There’s a fear that their great idea, their Academy Award-winning idea, that one idea they have that’s going to set them free— that that idea is going to be taken from them and stolen.
And please don’t get me wrong, plagiarism is really the worst thing that you can do as an artist. Yet, at the same time, we know that all the greatest artists ever have stolen.
Shakespeare stole his plays. Hamlet is just The Ur-Hamlet. Romeo and Juliet is just Pyramus and Thisbē. In fact, Shakespeare’s rip off of Pyramus and Thisbē was so blatant that he later made fun of himself in Midsummer Night’s Dream, where he rips off Romeo and Juliet and makes a comedy out of it.
Great artists steal from everybody, but they never, ever borrow.
So, here’s the difference:
When your neighbor comes over and takes your lawn mower and uses it to mow his lawn and never gives it back, he is borrowing in the worst possible way. He isn’t taking your lawn mower to use for his own purposes: he’s taking your lawn mower to use for your purposes.

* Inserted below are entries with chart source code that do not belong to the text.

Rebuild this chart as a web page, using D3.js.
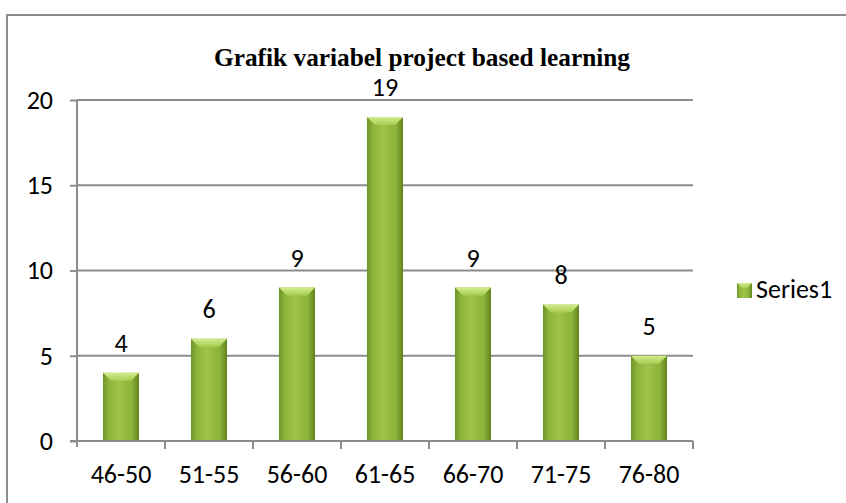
<!DOCTYPE html>
<html>
<head>
<meta charset="utf-8">
<script src="https://cdn.jsdelivr.net/npm/d3@7"></script>
<style>
  body { margin: 0; background: #fff; }
  svg { display: block; }
</style>
</head>
<body>
<svg id="chart" width="846" height="503"></svg>
<script>
// data
var categories = ["46-50", "51-55", "56-60", "61-65", "66-70", "71-75", "76-80"];
var values = [4, 6, 9, 19, 9, 8, 5];
var yTicks = [0, 5, 10, 15, 20];
var seriesName = "Series1";
var title = "Grafik variabel project based learning";

var svg = d3.select("#chart");
var labelFont = "Carlito, Calibri, Lato, sans-serif";

var plot = {left: 77, right: 693, top: 100, bottom: 441};

var x = d3.scaleBand()
    .domain(categories)
    .range([plot.left, plot.right])
    .paddingInner(0.59)
    .paddingOuter(0.295);
var xTick = d3.scaleBand().domain(categories).range([plot.left, plot.right]);
var y = d3.scaleLinear().domain([0, 20]).range([plot.bottom, plot.top]);

// gradients for the bevelled bars
var defs = svg.append("defs");
var g1 = defs.append("linearGradient").attr("id", "barGrad").attr("x1", "0").attr("x2", "1").attr("y1", "0").attr("y2", "0");
g1.append("stop").attr("offset", "0%").attr("stop-color", "#6e9528");
g1.append("stop").attr("offset", "18%").attr("stop-color", "#8fb53c");
g1.append("stop").attr("offset", "45%").attr("stop-color", "#9dc24a");
g1.append("stop").attr("offset", "80%").attr("stop-color", "#8cb23a");
g1.append("stop").attr("offset", "100%").attr("stop-color", "#5f8422");
var g2 = defs.append("linearGradient").attr("id", "capGrad").attr("x1", "0").attr("x2", "0").attr("y1", "0").attr("y2", "1");
g2.append("stop").attr("offset", "0%").attr("stop-color", "#d4ec8e");
g2.append("stop").attr("offset", "100%").attr("stop-color", "#a6cc50");

// outer frame
svg.append("rect")
    .attr("x", 7).attr("y", 15)
    .attr("width", 860).attr("height", 500)
    .attr("fill", "#fff")
    .attr("stroke", "#8c8c8c").attr("stroke-width", 2);

// title
svg.append("text")
    .attr("x", 422).attr("y", 66)
    .attr("text-anchor", "middle")
    .attr("font-family", "'Liberation Serif', 'Times New Roman', serif")
    .attr("font-weight", "bold")
    .attr("font-size", "26px")
    .attr("textLength", 416)
    .attr("lengthAdjust", "spacingAndGlyphs")
    .attr("fill", "#000")
    .text(title);

// gridlines
svg.append("g").selectAll("line")
    .data(yTicks.filter(function(d){ return d > 0; }))
    .enter()
    .append("line")
    .attr("x1", plot.left).attr("x2", plot.right)
    .attr("y1", function(d){ return y(d); })
    .attr("y2", function(d){ return y(d); })
    .attr("stroke", "#8c8c8c").attr("stroke-width", 2);

// y axis
var yAxis = svg.append("g")
    .attr("transform", "translate(" + plot.left + ",0)")
    .call(d3.axisLeft(y).tickValues(yTicks).tickSize(7).tickPadding(17));
yAxis.select(".domain").attr("stroke", "#8c8c8c").attr("stroke-width", 2)
    .attr("d", "M0," + plot.top + "V" + (plot.bottom + 6));
yAxis.selectAll(".tick line").attr("stroke", "#8c8c8c").attr("stroke-width", 2);
yAxis.selectAll("text")
    .attr("font-family", labelFont).attr("font-size", "26px").attr("fill", "#000");

// bars
var bars = svg.append("g");
bars.selectAll("rect.bar")
    .data(values)
    .enter()
    .append("rect")
    .attr("class", "bar")
    .attr("x", function(d, i){ return x(categories[i]); })
    .attr("y", function(d){ return y(d); })
    .attr("width", x.bandwidth())
    .attr("height", function(d){ return y(0) - y(d); })
    .attr("fill", "url(#barGrad)");
bars.selectAll("path.cap")
    .data(values)
    .enter()
    .append("path")
    .attr("class", "cap")
    .attr("d", function(d, i){
        var x0 = x(categories[i]), w = x.bandwidth(), t = y(d);
        return "M" + x0 + "," + t + "H" + (x0 + w) + "L" + (x0 + w - 8) + "," + (t + 8) + "H" + (x0 + 8) + "Z";
    })
    .attr("fill", "url(#capGrad)");

// x axis
var xAxis = svg.append("g")
    .attr("transform", "translate(0," + plot.bottom + ")")
    .call(d3.axisBottom(xTick).tickSize(0).tickPadding(24));
xAxis.select(".domain").remove();
xAxis.append("line")
    .attr("x1", plot.left - 7).attr("x2", plot.right)
    .attr("stroke", "#8c8c8c").attr("stroke-width", 2);
xAxis.selectAll("line.sep")
    .data(categories)
    .enter()
    .append("line")
    .attr("class", "sep")
    .attr("x1", function(d){ return xTick(d) + xTick.bandwidth(); })
    .attr("x2", function(d){ return xTick(d) + xTick.bandwidth(); })
    .attr("y1", 0).attr("y2", 8)
    .attr("stroke", "#8c8c8c").attr("stroke-width", 2);
xAxis.selectAll(".tick text")
    .attr("font-family", labelFont).attr("font-size", "26px").attr("fill", "#000");

// data labels
svg.append("g").selectAll("text")
    .data(values)
    .enter()
    .append("text")
    .attr("x", function(d, i){ return x(categories[i]) + x.bandwidth() / 2; })
    .attr("y", function(d){ return y(d) - 21; })
    .attr("text-anchor", "middle")
    .attr("font-family", labelFont).attr("font-size", "26px").attr("fill", "#000")
    .text(function(d){ return d; });

// legend
var legend = svg.append("g").attr("transform", "translate(737,283)");
legend.append("rect").attr("width", 15).attr("height", 15).attr("fill", "url(#barGrad)");
legend.append("path").attr("d", "M0,0H15L10,5H5Z").attr("fill", "url(#capGrad)");
legend.append("text")
    .attr("x", 19).attr("y", 15)
    .attr("font-family", labelFont).attr("font-size", "26px").attr("fill", "#000")
    .text(seriesName);
</script>
</body>
</html>
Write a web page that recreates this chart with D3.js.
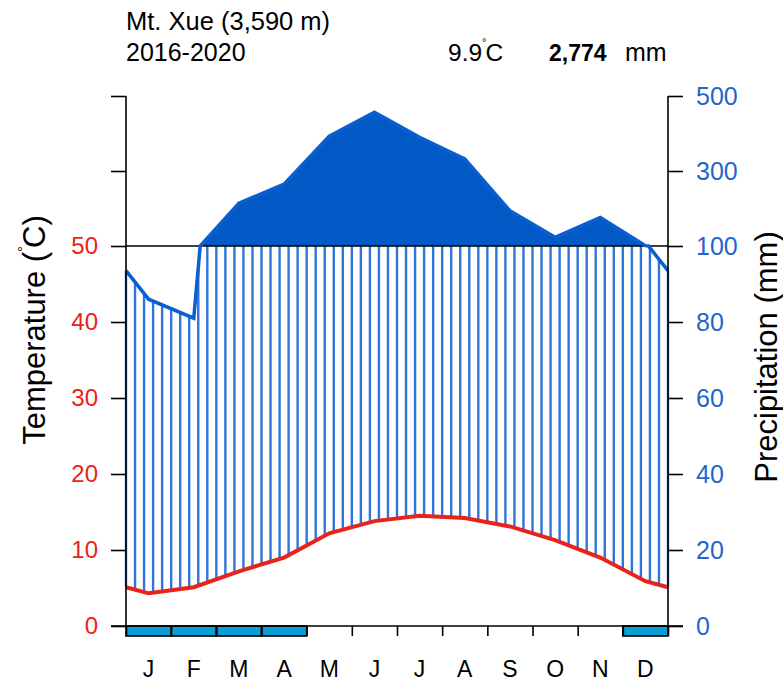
<!DOCTYPE html>
<meta charset="utf-8">
<style>
body { margin: 0; background: #fff; }
text { font-family: "Liberation Sans", Arial, sans-serif; }
</style>
<body>
<script src="https://cdn.jsdelivr.net/npm/d3@7/dist/d3.min.js"></script>
<script>
// monthly values
var months = ["J", "F", "M", "A", "M", "J", "J", "A", "S", "O", "N", "D"];
var temp = [4.3, 5.1, 7.2, 9.0, 12.2, 13.8, 14.5, 14.2, 13.1, 11.3, 9.0, 5.9];
var precip = [86, 81, 214, 265, 393, 457, 390, 332, 194, 123, 176, 101];
var frost = [1, 1, 1, 1, 0, 0, 0, 0, 0, 0, 0, 1];
var precTicks = [0, 20, 40, 60, 80, 100, 300, 500];

var W = 783, H = 683;
var left = 126, right = 668, bottom = 626;

var x = d3.scaleLinear().domain([0, 12]).range([left, right]);
var yP = d3.scaleLinear().domain([0, 100, 500]).range([bottom, 246, 96]);
var yT = function(t) { return yP(t * 2); };

var svg = d3.select("body").append("svg")
    .attr("width", W)
    .attr("height", H);

// series extended to the edges with the Dec/Jan mean
var xs = [0].concat(d3.range(12).map(function(i) { return i + 0.5; }), [12]);
var tEdge = (temp[11] + temp[0]) / 2, pEdge = (precip[11] + precip[0]) / 2;
var tExt = [tEdge].concat(temp, [tEdge]);
var pExt = [pEdge].concat(precip, [pEdge]);
var tAt = d3.scaleLinear().domain(xs).range(tExt);
var pAt = d3.scaleLinear().domain(xs).range(pExt);

// precip points with crossings of 100 mm inserted
var pPts = [];
for (var i = 0; i < xs.length; i++) {
  if (i > 0) {
    var p0 = pExt[i - 1], p1 = pExt[i];
    if ((p0 - 100) * (p1 - 100) < 0) {
      var f = (100 - p0) / (p1 - p0);
      pPts.push([xs[i - 1] + f * (xs[i] - xs[i - 1]), 100]);
    }
  }
  pPts.push([xs[i], pExt[i]]);
}

// vertical hatching between temperature and precipitation (capped at 100)
var nh = 60;
svg.append("g").selectAll("line")
    .data(d3.range(nh + 1).map(function(k) { return k * 12 / nh; }))
    .enter().append("line")
    .attr("x1", function(d) { return x(d); })
    .attr("x2", function(d) { return x(d); })
    .attr("y1", function(d) { return yT(tAt(d)); })
    .attr("y2", function(d) { return yP(Math.min(pAt(d), 100)); })
    .attr("stroke", "#2f74d9")
    .attr("stroke-width", 2.4);

// solid fill above 100 mm
svg.append("path")
    .datum(pPts)
    .attr("d", d3.area()
      .x(function(d) { return x(d[0]); })
      .y0(yP(100))
      .y1(function(d) { return yP(Math.max(d[1], 100)); }))
    .attr("fill", "#0059c4");

// 50 C / 100 mm reference line
svg.append("line")
    .attr("x1", left).attr("x2", right)
    .attr("y1", yP(100)).attr("y2", yP(100))
    .attr("stroke", "#000").attr("stroke-width", 1.6);

// temperature line
svg.append("path")
    .datum(tExt)
    .attr("d", d3.line()
      .x(function(d, i) { return x(xs[i]); })
      .y(function(d) { return yT(d); }))
    .attr("fill", "none")
    .attr("stroke", "#e8231b")
    .attr("stroke-width", 4);

// precipitation line
svg.append("path")
    .datum(pPts)
    .attr("d", d3.line()
      .x(function(d) { return x(d[0]); })
      .y(function(d) { return yP(d[1]); }))
    .attr("fill", "none")
    .attr("stroke", "#0a5fd0")
    .attr("stroke-width", 3.5);

// frost boxes
svg.append("g").selectAll("rect")
    .data(frost.map(function(v, i) { return {v: v, i: i}; }).filter(function(d) { return d.v; }))
    .enter().append("rect")
    .attr("x", function(d) { return x(d.i); })
    .attr("y", bottom)
    .attr("width", x(1) - x(0))
    .attr("height", 10)
    .attr("fill", "#0a9fd5")
    .attr("stroke", "#000")
    .attr("stroke-width", 1.6);

// axes
var leftAxis = svg.append("g")
    .attr("transform", "translate(" + left + ",0)")
    .call(d3.axisLeft(yP).tickValues(precTicks).tickSize(15).tickPadding(13)
      .tickFormat(function(d) { return d <= 100 ? d / 2 : ""; }));
var rightAxis = svg.append("g")
    .attr("transform", "translate(" + right + ",0)")
    .call(d3.axisRight(yP).tickValues(precTicks).tickSize(15).tickPadding(13));
var botAxis = svg.append("g")
    .attr("transform", "translate(0," + bottom + ")")
    .call(d3.axisBottom(x).tickValues(d3.range(13)).tickSize(10).tickFormat(""));

svg.selectAll(".domain").attr("stroke", "#000").attr("stroke-width", 1.6);
svg.selectAll(".tick line").attr("stroke", "#000").attr("stroke-width", 1.6);
leftAxis.selectAll("text").attr("font-size", 24).attr("fill", "#e8231b")
    .style("font-family", "Liberation Sans, Arial, sans-serif");
rightAxis.selectAll("text").attr("font-size", 25).attr("fill", "#1f66cc")
    .style("font-family", "Liberation Sans, Arial, sans-serif");
leftAxis.select(".domain").attr("d", "M0," + yP(500) + "V" + bottom);
rightAxis.select(".domain").attr("d", "M0," + yP(500) + "V" + bottom);
botAxis.select(".domain").attr("d", "M" + (left - 15) + ",0H" + (right + 15));

// month labels
svg.append("g").selectAll("text")
    .data(months)
    .enter().append("text")
    .attr("x", function(d, i) { return x(i + 0.5); })
    .attr("y", 677)
    .attr("text-anchor", "middle")
    .attr("font-size", 23)
    .text(function(d) { return d; });

// header
svg.append("text").attr("x", 126).attr("y", 30).attr("font-size", 25.5).text("Mt. Xue (3,590 m)");
svg.append("text").attr("x", 126).attr("y", 61).attr("font-size", 25).text("2016-2020");
var mt = svg.append("text").attr("x", 448).attr("y", 61).attr("font-size", 24.5);
mt.append("tspan").text("9.9");
mt.append("tspan").attr("font-size", 11).attr("dy", -15).text("°");
mt.append("tspan").attr("dy", 15).attr("dx", -1).text("C");
svg.append("text").attr("x", 549).attr("y", 61).attr("font-size", 23)
    .attr("font-weight", "bold").text("2,774");
svg.append("text").attr("x", 625).attr("y", 61).attr("font-size", 25).text("mm");

// axis titles
var tt = svg.append("text")
    .attr("transform", "translate(45,330) rotate(-90)")
    .attr("text-anchor", "middle")
    .attr("font-size", 31);
tt.append("tspan").text("Temperature (");
tt.append("tspan").attr("font-size", 15).attr("dy", -17).text("°");
tt.append("tspan").attr("dy", 17).attr("dx", -2).text("C)");

svg.append("text")
    .attr("transform", "translate(777,357) rotate(-90)")
    .attr("text-anchor", "middle")
    .attr("font-size", 31)
    .text("Precipitation (mm)");
</script>
</body>
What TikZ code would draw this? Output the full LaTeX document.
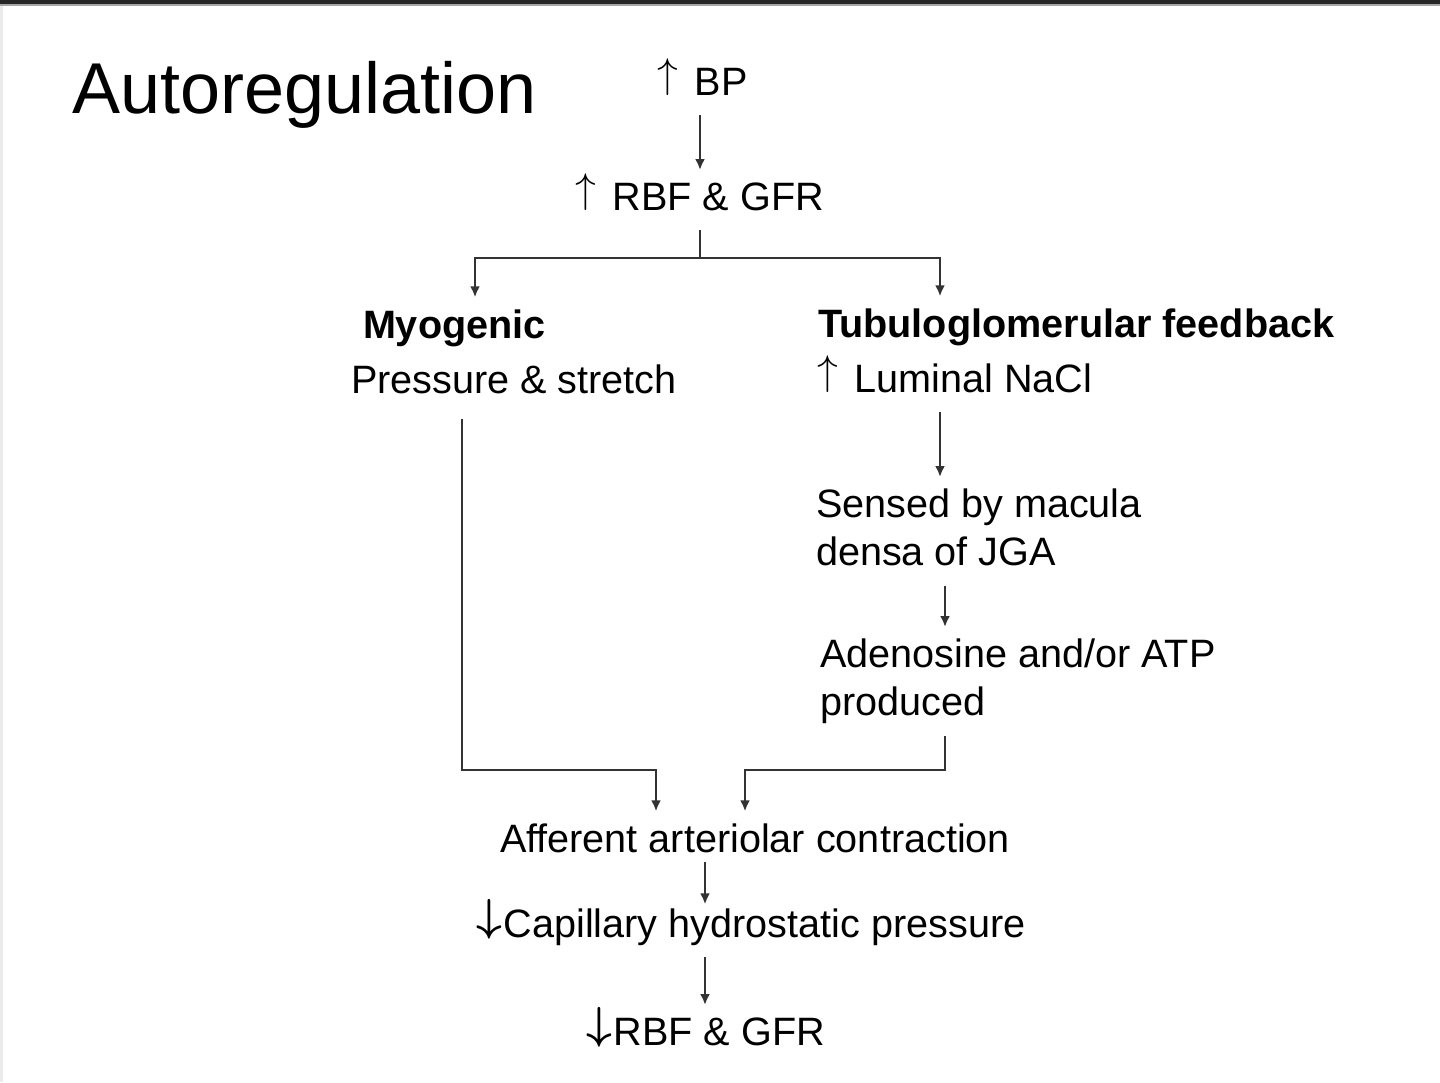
\documentclass[tikz,border=0pt]{standalone}
\usepackage{fontspec}
\setmainfont{Liberation Sans}
\usetikzlibrary{arrows.meta}
\newcommand{\lnstrut}{\rule[-4pt]{0pt}{18pt}}
\newcommand{\rise}{\smash{\raisebox{3.8pt}{$\uparrow$}}\hspace{8.5pt}}
\newcommand{\fall}{\smash{\raisebox{3.4pt}{\boldmath\scalebox{1.08}{$\downarrow$}}}\hspace{1pt}}
\begin{document}
\begin{tikzpicture}[x=0.5pt,y=-0.5pt,
    txt/.style={inner sep=0pt, outer sep=0pt, font=\fontsize{19.8}{24}\selectfont},
    link/.style={draw=black!80, line width=1.25pt, -{Latex[length=5.5pt,width=5pt]},
      shorten <=6pt, shorten >=6pt}]
  \useasboundingbox (0,0) rectangle (1440,1082);
  % slide frame
  \fill[black!85] (0,0) rectangle (1440,4);
  \fill[black!35] (0,4) rectangle (1440,6);
  \fill[black!8] (0,6) rectangle (3,1082);
  % title
  \node[txt, anchor=base west, font=\fontsize{36}{40}\selectfont] (title) at (72,113) {Autoregulation};
  % top of the chain
  \node[txt, anchor=base west] (bp) at (657,95) {\lnstrut\rise BP};
  \node[txt, anchor=base west] (rbfup) at (575,210) {\lnstrut\rise RBF \& GFR};
  % the two branches
  \node[txt, anchor=base west] (myo) at (363,338) {\lnstrut\bfseries Myogenic};
  \node[txt, anchor=base west] (press) at (351,393) {\lnstrut Pressure \& stretch};
  \node[txt, anchor=base west] (tgf) at (818,337) {\lnstrut\bfseries Tubuloglomerular feedback};
  \node[txt, anchor=base west] (nacl) at (817,392) {\lnstrut\rise Luminal NaCl};
  \node[txt, anchor=north west, align=left] (jga) at (816,489) {\lnstrut Sensed by macula\\ densa of JGA\lnstrut};
  \node[txt, anchor=north west, align=left] (atp) at (820,639) {\lnstrut Adenosine and/or ATP\\ produced\lnstrut};
  % common end
  \node[txt, anchor=base west] (aff) at (500,852) {\lnstrut Afferent arteriolar contraction};
  \node[txt, anchor=base west] (cap) at (476,937) {\lnstrut\fall Capillary hydrostatic pressure};
  \node[txt, anchor=base west] (rbfdown) at (586,1045) {\lnstrut\fall RBF \& GFR};
  % junction points
  \coordinate (fork) at (700,258);
  \coordinate (forkL) at (475,258);
  \coordinate (forkR) at (940,258);
  \coordinate (mergeL) at (462,770);
  \coordinate (mergeR) at (945,770);
  \coordinate (dropL) at (656,770);
  \coordinate (dropR) at (745,770);
  \coordinate (stemB) at (705,1045);
  % connectors
  \draw[link] (fork |- bp.south) -- (fork |- rbfup.north);
  \draw[link, -, shorten >=0pt] (fork |- rbfup.south) -- (fork);
  \draw[link, {Latex[length=5.5pt,width=5pt]}-{Latex[length=5.5pt,width=5pt]}]
    (forkL |- myo.north) -- (forkL) -- (forkR) -- (forkR |- tgf.north);
  \draw[link] (forkR |- nacl.south) -- (forkR |- jga.north);
  \draw[link] (mergeR |- jga.south) -- (mergeR |- atp.north);
  \draw[link, shorten <=9pt] (mergeL |- press.south) -- (mergeL) -- (dropL) -- (dropL |- aff.north);
  \draw[link] (mergeR |- atp.south) -- (mergeR) -- (dropR) -- (dropR |- aff.north);
  \draw[link, shorten <=1pt, shorten >=2pt] (stemB |- aff.south) -- (stemB |- cap.north);
  \draw[link] (stemB |- cap.south) -- (stemB |- rbfdown.north);
\end{tikzpicture}
\end{document}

On the other hand, if your neighbor takes your lawn mower and transforms it into a helicopter, your neighbor didn’t borrow your lawn mower. He didn’t use it in the same way you did and leave it in a form that should have been returned.
Rather, he let it inspire something and he transformed those parts into something that only he could create.
As artists we want to do the same thing. We don’t want to borrow from the masters and use it to create derivative work that looks just like what they created.
We don’t want to borrow from somebody and reuse their own stuff and not transform it in our own way.
We don’t want to take the engine of Arrested Development and use it for our broad comedy series about a family.
What we want to do instead is steal it: we want to take it from them and transform it in a way where it could never be returned. We want to actually make it our own.
And this is what all the great artists have done through history: we steal from other artists, we steal from our lives.
Picasso stole from Braque and Braque stole from Picasso, and together they created Cubism.
We want to steal but we don’t want to borrow.
So, if you’re working on your own series, go take something you love and give it a huge twist not a little one.
If you’re trying to find an engine, go look for a model in something that seems as unrelated as it can be, and take that model and twist it around and let it grow back up through you.
I don’t actually know if Jesse Armstrong stole the engine of Succession on purpose, because so much of what we experience as artists is a stealing without even realizing we’re stealing.
We overhear something on the subway. We have an experience when we’re a child. We read a book that we forget about that comes back in some way.
But what we want to be doing is not creating somebody else’s characters—not dropping somebody else’s characters into our movie.
Instead, what we want to be doing, just like Jesse Armstrong is doing with Succession, is looking at all the different resources, all the different places of inspiration, bouncing all of those things up against the story that we want to tell.
We want to refine it into something so simple that we can always remember what we’re doing and then allowing our subconscious minds to let it rip, to play around, to riff around inside of that structure, letting elements that we stole and elements that we discovered mix together into a beautiful creation that only we could create.